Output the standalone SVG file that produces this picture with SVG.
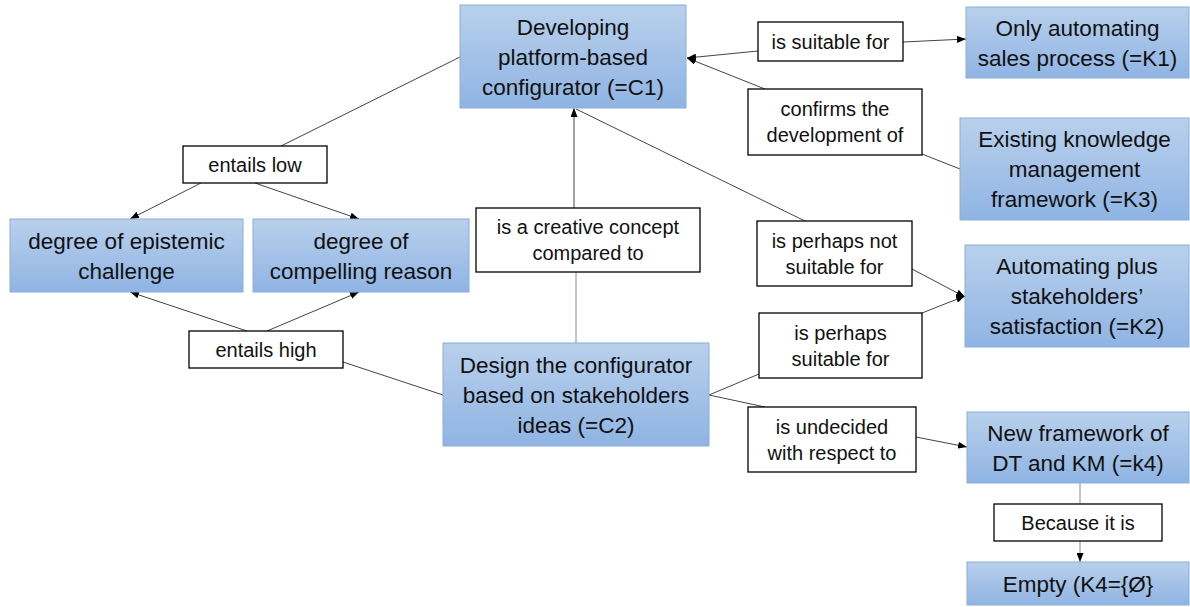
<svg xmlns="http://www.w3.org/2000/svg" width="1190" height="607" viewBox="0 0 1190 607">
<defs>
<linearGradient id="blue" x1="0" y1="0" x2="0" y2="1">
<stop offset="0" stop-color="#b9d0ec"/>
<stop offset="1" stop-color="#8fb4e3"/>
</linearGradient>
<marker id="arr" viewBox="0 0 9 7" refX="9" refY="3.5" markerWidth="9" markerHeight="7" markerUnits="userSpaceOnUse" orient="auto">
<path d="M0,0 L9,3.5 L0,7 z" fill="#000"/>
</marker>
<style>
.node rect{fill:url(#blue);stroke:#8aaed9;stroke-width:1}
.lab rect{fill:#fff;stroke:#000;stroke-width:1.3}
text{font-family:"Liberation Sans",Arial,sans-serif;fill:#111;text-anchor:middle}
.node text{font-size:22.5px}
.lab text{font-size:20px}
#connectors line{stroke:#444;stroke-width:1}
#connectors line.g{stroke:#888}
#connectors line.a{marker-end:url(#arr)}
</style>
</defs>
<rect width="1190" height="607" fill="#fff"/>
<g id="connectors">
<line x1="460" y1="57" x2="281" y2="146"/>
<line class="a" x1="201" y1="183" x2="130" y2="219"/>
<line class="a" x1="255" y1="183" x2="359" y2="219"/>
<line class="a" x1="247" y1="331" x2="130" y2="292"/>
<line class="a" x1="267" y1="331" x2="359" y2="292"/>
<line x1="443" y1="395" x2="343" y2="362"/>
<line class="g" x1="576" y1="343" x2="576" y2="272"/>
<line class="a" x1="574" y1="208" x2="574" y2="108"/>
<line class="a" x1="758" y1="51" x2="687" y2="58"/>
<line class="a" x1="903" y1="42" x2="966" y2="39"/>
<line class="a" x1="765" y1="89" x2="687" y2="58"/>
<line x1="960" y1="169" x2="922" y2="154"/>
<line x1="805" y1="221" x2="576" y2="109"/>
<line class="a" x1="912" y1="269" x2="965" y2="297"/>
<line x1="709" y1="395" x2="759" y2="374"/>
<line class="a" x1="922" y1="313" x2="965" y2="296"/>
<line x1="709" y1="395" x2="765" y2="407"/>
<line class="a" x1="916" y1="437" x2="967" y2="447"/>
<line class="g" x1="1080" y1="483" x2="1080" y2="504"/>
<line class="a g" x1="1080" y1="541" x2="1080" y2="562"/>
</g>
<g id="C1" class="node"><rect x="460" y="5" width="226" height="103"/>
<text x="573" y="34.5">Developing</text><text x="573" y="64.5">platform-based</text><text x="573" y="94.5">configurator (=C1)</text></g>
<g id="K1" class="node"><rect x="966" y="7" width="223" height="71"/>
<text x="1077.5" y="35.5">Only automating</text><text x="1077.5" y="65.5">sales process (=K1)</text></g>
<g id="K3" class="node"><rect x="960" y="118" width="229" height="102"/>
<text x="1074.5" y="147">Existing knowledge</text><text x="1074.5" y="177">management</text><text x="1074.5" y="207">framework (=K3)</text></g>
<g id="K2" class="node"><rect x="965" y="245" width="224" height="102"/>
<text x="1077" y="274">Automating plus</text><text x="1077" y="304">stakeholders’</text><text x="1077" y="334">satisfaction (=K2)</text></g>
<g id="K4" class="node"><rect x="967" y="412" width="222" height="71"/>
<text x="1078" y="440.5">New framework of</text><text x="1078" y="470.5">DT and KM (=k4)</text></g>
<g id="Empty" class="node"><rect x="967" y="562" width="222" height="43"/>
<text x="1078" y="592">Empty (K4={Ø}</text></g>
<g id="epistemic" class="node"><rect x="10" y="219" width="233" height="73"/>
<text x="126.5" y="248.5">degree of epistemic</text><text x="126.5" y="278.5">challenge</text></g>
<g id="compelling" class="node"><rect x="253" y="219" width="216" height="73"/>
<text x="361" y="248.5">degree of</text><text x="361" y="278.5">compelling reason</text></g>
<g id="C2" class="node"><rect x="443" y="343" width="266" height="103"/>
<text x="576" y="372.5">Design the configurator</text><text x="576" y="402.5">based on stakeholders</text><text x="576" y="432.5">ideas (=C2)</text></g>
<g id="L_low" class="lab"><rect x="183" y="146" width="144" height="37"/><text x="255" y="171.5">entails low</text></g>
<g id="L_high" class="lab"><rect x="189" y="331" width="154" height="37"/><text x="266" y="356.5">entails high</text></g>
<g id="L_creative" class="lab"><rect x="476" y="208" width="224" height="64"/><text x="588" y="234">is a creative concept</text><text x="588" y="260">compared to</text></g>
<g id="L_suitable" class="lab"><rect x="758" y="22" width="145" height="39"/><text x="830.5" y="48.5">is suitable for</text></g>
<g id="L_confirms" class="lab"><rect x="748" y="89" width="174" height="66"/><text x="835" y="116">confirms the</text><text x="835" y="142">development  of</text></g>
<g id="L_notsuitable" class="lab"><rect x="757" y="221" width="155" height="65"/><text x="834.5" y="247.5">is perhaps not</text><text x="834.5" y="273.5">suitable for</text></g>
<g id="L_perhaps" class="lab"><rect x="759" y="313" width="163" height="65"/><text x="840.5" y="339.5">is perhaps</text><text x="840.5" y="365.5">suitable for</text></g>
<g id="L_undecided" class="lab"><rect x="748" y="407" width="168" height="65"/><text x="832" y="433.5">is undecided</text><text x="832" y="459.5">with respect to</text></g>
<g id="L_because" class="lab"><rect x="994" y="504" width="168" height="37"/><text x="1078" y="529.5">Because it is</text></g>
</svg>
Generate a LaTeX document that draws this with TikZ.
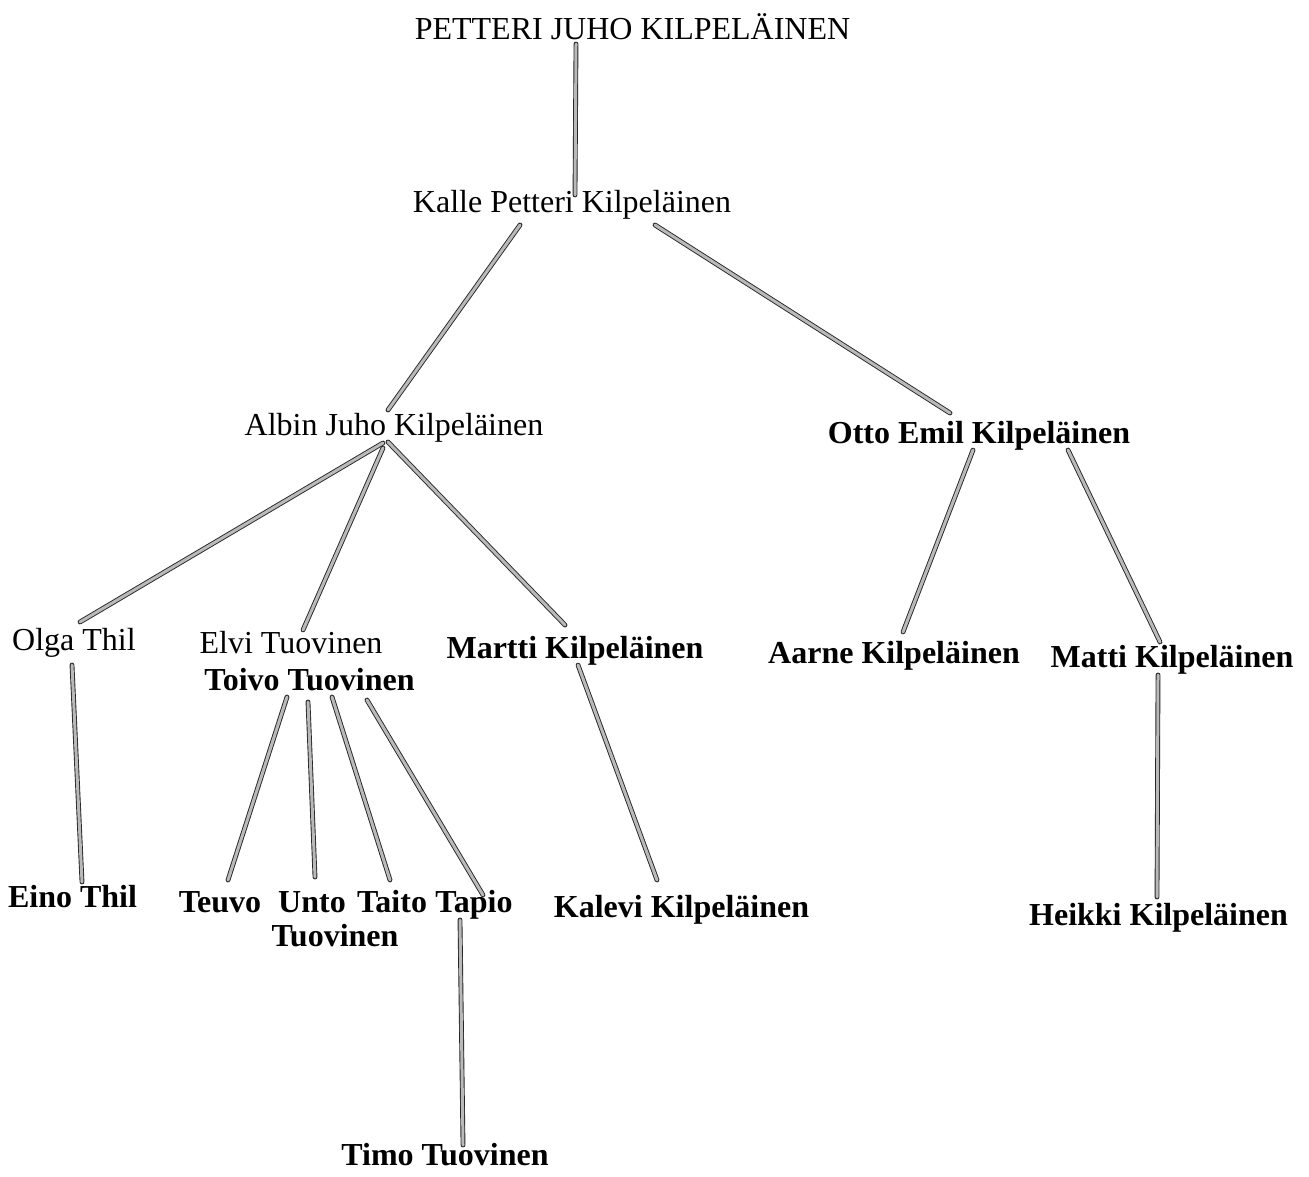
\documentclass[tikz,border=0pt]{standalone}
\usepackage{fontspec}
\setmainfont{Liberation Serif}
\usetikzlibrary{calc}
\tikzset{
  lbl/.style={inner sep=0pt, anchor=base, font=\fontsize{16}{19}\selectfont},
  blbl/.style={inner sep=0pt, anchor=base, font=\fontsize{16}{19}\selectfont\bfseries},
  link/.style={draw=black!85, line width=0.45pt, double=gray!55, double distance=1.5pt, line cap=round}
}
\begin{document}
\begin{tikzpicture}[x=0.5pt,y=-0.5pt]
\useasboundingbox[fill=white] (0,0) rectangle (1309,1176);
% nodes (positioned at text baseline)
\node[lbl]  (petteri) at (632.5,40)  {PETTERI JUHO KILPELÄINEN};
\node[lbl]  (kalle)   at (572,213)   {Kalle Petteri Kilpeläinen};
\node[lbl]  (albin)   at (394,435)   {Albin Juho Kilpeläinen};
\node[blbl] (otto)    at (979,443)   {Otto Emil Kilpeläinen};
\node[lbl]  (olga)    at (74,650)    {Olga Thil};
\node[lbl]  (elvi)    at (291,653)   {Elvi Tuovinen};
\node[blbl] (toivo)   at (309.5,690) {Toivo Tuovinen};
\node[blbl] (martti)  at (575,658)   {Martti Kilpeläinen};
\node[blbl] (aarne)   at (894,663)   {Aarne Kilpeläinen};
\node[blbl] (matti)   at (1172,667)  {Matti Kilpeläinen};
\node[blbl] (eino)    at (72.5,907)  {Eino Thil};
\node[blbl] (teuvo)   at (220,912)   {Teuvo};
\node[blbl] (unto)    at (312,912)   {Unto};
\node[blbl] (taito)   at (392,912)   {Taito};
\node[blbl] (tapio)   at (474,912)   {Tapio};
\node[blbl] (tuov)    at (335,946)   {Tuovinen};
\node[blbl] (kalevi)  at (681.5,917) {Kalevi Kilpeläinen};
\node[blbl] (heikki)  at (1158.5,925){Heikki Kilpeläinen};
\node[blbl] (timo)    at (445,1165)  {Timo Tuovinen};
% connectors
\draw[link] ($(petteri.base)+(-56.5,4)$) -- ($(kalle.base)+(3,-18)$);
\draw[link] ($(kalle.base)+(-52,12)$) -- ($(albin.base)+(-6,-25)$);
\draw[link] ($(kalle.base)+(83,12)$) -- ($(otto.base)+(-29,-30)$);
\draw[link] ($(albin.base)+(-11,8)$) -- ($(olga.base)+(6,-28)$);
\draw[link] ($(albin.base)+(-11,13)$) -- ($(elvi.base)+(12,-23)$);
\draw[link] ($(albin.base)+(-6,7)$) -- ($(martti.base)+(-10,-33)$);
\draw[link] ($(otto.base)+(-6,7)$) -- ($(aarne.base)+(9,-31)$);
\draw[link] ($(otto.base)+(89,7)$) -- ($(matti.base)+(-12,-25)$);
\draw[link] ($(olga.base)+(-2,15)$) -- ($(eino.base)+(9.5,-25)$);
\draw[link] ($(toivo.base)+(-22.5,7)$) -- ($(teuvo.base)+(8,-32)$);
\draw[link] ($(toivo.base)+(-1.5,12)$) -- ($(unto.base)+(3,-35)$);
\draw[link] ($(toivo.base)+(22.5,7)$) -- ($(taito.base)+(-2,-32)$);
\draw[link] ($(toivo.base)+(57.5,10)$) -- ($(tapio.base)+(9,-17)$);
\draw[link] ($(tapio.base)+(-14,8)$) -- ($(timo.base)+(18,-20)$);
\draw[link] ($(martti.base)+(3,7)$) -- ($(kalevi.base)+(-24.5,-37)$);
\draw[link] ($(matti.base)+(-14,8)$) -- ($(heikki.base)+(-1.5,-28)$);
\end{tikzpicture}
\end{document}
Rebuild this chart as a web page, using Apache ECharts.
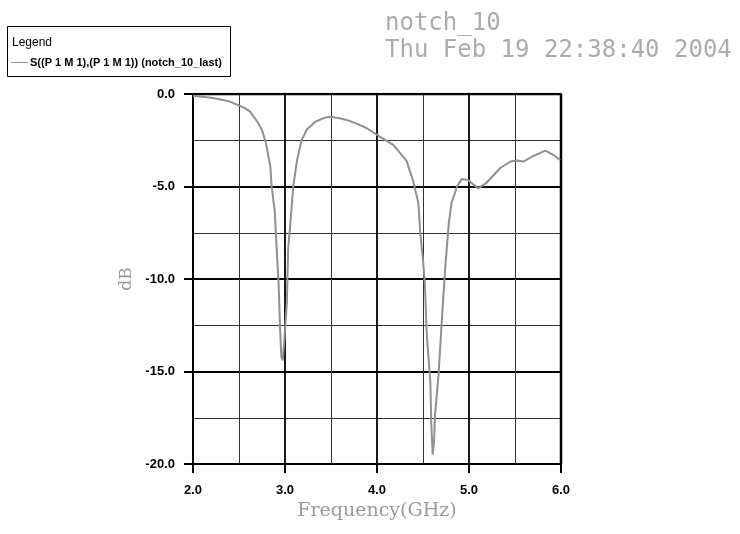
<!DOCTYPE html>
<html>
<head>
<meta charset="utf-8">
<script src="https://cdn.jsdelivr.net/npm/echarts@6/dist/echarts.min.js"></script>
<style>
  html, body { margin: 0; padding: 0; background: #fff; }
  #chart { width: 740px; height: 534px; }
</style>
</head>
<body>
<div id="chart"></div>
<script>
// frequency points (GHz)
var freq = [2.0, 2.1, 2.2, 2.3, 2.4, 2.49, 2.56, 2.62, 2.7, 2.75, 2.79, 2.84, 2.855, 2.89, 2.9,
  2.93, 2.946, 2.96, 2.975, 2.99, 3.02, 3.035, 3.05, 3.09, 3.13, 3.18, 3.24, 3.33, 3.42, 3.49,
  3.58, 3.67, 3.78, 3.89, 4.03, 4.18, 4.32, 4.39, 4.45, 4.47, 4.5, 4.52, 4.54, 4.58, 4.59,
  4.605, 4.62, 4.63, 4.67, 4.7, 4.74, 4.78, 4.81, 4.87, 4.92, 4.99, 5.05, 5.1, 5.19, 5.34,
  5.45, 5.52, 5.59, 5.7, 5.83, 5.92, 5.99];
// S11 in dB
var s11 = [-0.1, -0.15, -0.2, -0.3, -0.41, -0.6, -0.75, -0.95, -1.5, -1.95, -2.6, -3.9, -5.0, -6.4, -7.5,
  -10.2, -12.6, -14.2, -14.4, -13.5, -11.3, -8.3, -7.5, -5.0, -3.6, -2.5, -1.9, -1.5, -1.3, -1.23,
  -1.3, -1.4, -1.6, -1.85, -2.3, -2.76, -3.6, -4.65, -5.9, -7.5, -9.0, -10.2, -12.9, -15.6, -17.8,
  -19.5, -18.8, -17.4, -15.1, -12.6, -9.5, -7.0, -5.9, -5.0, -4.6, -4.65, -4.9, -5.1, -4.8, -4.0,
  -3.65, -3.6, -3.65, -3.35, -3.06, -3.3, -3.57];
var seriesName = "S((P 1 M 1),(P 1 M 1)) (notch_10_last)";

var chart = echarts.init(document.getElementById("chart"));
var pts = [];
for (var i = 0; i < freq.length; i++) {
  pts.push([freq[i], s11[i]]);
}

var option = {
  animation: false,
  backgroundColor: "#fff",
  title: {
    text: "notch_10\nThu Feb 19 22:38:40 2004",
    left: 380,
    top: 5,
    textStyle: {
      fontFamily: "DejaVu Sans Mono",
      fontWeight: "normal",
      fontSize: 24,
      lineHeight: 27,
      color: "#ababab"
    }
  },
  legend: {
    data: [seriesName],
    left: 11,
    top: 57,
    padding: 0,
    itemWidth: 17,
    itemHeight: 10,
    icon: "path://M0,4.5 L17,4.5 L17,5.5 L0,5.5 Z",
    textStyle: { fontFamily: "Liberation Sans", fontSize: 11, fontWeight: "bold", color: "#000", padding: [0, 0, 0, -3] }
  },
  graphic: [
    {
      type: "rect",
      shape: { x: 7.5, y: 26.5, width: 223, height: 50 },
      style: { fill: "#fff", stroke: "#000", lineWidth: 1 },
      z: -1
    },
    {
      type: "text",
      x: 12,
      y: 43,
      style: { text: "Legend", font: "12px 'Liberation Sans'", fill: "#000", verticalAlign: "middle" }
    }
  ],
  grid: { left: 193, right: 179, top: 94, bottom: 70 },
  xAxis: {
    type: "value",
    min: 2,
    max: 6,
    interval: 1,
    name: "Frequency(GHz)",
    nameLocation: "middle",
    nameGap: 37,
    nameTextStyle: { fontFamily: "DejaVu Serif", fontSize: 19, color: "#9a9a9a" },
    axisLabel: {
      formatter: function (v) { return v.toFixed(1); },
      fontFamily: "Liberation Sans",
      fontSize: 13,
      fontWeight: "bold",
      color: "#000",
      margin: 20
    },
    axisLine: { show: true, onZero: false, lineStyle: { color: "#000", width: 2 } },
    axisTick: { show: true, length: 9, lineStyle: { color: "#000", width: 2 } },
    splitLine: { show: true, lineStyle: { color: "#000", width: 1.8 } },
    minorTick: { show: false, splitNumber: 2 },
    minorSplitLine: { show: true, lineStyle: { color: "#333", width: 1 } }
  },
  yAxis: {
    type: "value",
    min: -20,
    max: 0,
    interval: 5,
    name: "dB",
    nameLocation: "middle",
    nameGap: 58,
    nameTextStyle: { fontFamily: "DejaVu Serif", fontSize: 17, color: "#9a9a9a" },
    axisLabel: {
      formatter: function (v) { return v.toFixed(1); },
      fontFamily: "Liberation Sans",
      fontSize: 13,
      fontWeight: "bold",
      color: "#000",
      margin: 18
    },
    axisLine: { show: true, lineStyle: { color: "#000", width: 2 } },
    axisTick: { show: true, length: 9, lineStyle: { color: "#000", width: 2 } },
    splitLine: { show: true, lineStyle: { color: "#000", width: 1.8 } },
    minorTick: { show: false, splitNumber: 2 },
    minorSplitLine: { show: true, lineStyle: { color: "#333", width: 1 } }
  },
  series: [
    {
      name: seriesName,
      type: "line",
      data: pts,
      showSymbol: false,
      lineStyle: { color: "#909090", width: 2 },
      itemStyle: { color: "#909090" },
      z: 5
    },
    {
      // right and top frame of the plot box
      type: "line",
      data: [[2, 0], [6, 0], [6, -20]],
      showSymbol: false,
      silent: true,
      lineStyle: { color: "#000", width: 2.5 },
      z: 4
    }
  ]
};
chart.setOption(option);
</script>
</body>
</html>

WHAT IS ASKED: Say how many lines in the entries contain the string "that", and leave out everything else.

WRITTEN SOLUTION: 2